Le syndrome d'oedème pulmonaire aigu peut être observé dans les PCVAD aigus. | Poumons foncés et indurés (typique de pneumonie interstitcielle) d'un pors avec une pneumonie associée au PCV2. |
Diagnostic et évaluation de l’impact en élevage
Le diagnostic du PCV2 sur un animal malade est encore le même que celui que Sorden a décrit il y a 14 ans. La découverte occasionnelle d'un animal avec du PCVAD dans une grande population n'est pas rare puisque l'efficacité du vaccin est rarement de 100%. Assigner automatiquement toutes les variations de la performance, la morbidité ou la mortalité au PCV2 en nous basant sur l'observation de deux porcs serait une imprudence en tenant compte de la présence d'autres pathogènes endémiques (bactéries, virus, parasites) ou d’autres facteurs qui peuvent compromettre la performance (alimentation, conduite, ambiance). Une question difficile à répondre est : comment peut-on évaluer l'impact du PCVAD sur une population vaccinée ?

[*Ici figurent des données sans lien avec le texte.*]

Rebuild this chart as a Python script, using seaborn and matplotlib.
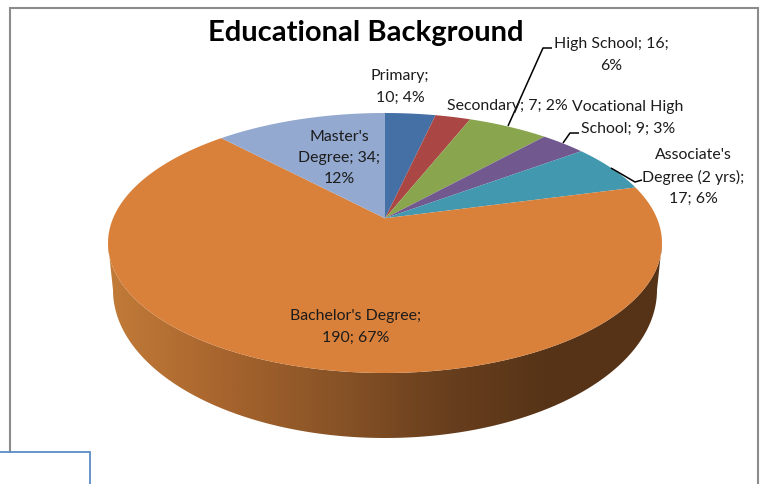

Une approche systématique du diagnostic implique un suivi soigneux et systématique des porcs tout au long du temps. Souvent, le suivi simultané d’autres agents endémiques (Mycoplasma, SDRP, influenza, Actinobacillus, Haemophilus, Lawsonia, Brachyspira, Salmonella, parasites, etc. …) est plus objectif et utile que se concentrer sur la simple détection du PCV2. Le meilleur outil du diagnostic est probablement l’autopsie et l’enregistrement systématique de toutes les recherches de tous les porcs morts en engraissement. On peut prélever des échantillons de tissus dans du formol pour leur examen si le diagnostic est douteux ou si on veut écarter le PCV2. La pneumonie enzootique, l’entérite ou la pleurésie chronique sont souvent les causes de pertes significatives. Les contrôles de routine à l’abattoir peuvent améliorer le suivi. Le profil sérologique peut aider à identifier la phase ou l’âge auquel se produit l’infection. L'impact des multiples facteurs identifiés peut être noté et peut-être estimé par rapport à la perte de chance totale du potentiel productif. Par malheur on ne dispose pas encore de protocoles précis pour évaluer l'impact du PCVAD ou des infections subcliniques par le PCV2 dans les populations.